North Korean leader Kim Jong-Un gives a speech at the 9th Congress of the Kim Il-Sung Socialist Youth League in this undated photo released by North Korea’s Korean Central News Agency (KCNA) in Pyongyang on August 29, 2016.
Senior officials from the United States, Japan and South Korea
have agreed to step up pressure on North Korea
to get it to abandon its nuclear and missile programs.
The three deputy foreign ministers meeting in Tokyo on Thursday made clear that North Korea now requires broader international pressure and tougher sanctions because it poses a new level of threat.
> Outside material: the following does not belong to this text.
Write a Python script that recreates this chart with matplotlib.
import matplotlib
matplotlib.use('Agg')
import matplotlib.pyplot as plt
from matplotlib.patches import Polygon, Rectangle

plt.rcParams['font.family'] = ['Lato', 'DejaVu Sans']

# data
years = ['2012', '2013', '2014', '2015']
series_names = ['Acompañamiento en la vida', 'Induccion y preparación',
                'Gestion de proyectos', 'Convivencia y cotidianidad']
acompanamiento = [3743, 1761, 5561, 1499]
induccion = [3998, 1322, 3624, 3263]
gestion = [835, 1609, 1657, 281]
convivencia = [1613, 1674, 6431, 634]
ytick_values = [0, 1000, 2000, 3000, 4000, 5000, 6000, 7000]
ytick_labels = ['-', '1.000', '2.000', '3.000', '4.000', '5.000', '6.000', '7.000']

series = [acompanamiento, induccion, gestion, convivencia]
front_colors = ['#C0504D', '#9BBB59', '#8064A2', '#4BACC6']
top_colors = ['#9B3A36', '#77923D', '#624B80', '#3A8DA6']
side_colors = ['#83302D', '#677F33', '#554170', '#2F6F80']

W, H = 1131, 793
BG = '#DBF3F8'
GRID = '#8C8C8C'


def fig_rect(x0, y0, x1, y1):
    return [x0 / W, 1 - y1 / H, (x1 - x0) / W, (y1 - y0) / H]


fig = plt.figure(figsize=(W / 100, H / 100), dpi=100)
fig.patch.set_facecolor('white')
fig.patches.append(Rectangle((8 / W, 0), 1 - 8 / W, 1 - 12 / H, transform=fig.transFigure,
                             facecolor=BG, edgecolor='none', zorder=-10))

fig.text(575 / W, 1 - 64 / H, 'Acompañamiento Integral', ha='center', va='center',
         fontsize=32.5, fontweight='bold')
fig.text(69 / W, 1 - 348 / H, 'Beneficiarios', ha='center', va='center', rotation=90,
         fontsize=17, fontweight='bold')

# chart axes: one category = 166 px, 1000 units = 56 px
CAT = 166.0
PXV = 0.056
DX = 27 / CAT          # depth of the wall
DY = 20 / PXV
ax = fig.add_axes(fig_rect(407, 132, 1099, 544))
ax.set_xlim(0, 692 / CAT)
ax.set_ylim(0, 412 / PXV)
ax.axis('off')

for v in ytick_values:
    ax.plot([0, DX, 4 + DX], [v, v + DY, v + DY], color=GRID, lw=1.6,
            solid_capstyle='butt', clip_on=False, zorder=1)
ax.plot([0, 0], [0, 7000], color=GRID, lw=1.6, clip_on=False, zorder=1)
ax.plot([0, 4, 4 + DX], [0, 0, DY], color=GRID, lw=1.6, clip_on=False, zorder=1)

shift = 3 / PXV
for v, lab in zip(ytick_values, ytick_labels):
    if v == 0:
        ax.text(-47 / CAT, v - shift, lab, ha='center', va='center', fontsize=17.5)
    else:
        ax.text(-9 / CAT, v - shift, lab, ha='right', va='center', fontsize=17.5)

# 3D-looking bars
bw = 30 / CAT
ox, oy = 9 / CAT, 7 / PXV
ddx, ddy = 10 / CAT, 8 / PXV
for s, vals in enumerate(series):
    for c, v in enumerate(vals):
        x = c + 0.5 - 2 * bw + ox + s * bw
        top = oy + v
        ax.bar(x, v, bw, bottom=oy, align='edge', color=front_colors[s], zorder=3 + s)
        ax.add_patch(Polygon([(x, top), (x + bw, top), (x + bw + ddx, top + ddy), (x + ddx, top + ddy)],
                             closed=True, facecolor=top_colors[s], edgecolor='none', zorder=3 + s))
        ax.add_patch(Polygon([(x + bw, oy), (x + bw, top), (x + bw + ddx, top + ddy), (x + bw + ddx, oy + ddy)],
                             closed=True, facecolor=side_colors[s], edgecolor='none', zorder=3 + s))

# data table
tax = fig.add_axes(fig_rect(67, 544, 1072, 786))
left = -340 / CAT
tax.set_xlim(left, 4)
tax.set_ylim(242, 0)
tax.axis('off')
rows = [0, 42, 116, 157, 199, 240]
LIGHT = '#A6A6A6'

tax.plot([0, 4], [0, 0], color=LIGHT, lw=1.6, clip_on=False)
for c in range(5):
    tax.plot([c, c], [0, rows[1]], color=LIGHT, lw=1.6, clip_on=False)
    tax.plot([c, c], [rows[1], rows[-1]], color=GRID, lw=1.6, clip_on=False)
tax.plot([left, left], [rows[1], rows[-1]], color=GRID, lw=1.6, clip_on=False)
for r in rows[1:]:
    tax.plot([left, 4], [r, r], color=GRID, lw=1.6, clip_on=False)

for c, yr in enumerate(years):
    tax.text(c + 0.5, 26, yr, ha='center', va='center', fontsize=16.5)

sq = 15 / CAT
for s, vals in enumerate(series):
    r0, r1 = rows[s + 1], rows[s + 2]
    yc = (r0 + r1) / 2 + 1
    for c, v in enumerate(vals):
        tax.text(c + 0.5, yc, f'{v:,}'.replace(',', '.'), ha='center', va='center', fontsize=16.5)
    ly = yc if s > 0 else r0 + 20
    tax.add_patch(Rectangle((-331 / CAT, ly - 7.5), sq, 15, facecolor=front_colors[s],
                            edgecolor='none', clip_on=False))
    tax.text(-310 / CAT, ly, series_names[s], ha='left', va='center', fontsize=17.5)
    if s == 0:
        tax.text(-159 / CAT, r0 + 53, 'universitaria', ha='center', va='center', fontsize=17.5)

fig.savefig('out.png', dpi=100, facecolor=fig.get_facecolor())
“We will not accept North Korea’s possession of nuclear weapons, period,” US Deputy Secretary of State Antony Blinken told reporters after meeting with his Japanese and South Korean counterparts.
Japanese Vice Foreign Minister Shinsuke Sugiyama echoed Blinken’s comments. “We reaffirmed the necessity to increase pressure against North Korea to have it give up its nuclear and missile development and realize the denuclearization of the peninsula,” Sugiyama said.
China, North Korea’s lone major ally, and Russia have pushed for a resumption of six-party talks on denuclearization in North Korea. The talks, which also involve the United States, Japan and South Korea have been on hold since 2008.
North Korea conducted its fifth and biggest nuclear test on September 9, prompting the UN Security Council to announce that it would begin to prepare a fresh round of sanctions against Pyongyang in the wake of its recent nuclear test.
But despite sanctions and international pressure, Pyongyang has pledged to continue its nuclear program to protect itself from the threat posed by the presence of US forces in the region.
North Korea has been testing different types of missiles at an unprecedented rate this year, and the capability to mount a nuclear warhead on a missile is especially worrying for its neighbors South Korea and Japan, as well as the United States.